Why do most literature while discussing squares or square root modulo a prime P, consider P to be congruent to 3 mod 4?

Answer 1

If $p \equiv 3 \pmod{4}$ then $p + 1$ is divisible by 4. If we want to take the square root of $a$ mod $p$ then:

$$\left ( \pm a^{\frac{p + 1}{4}} \right)^2 \equiv a^{\frac{p + 1}{2}} \equiv a^{\frac{p - 1 + 2}{2}} \equiv a^{\frac{p - 1}{2} + 1} \equiv a^{\frac{p - 1}{2}} \cdot a \pmod{p}$$

But since $a$ was chosen to be a quadratic residue (otherwise it has no square roots) it follows that: $$a^{\frac{p - 1}{2}} \equiv 1 \pmod{p}$$ And hence the two square roots of $a$ modulo $p$ can in this case be very easily computed as: $$\pm a^{\frac{p + 1}{4}}$$ Unlike the case for $p \equiv 1 \pmod{4}$ which requires more work to find the square roots of $a$ mod $p$. It is still possible, of course, just a bit more involved (e.g. see the Tonelli-Shanks algorithm).

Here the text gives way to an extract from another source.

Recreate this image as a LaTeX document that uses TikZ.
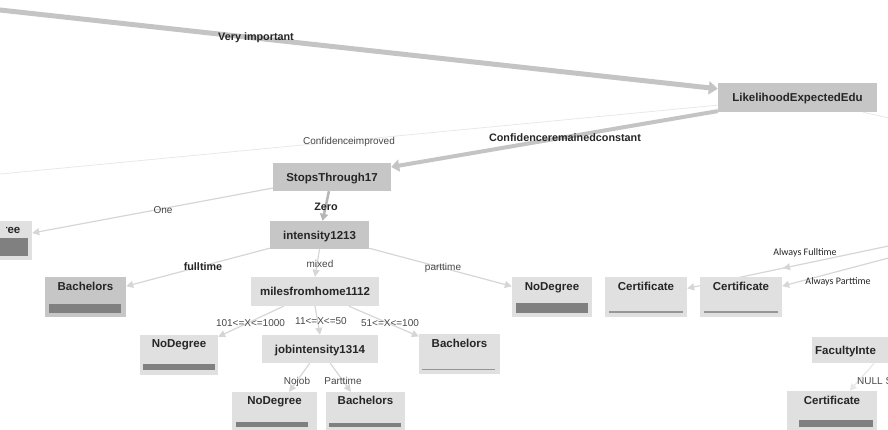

So that could be one possibility. Another possibility is to observe that $p \equiv 3 \pmod{4}$ simply means that $p - 1$ is only divided once by 2, which might be a requirement or a desirable attribute in many contexts.

Answer 2

When $p \equiv 3 \pmod 4$ then $-1$ is a non-square modulo $p$. This implies that amongst the two square roots of a quadratic residue modulo $p$, one is itself a quadratic residue modulo $p$.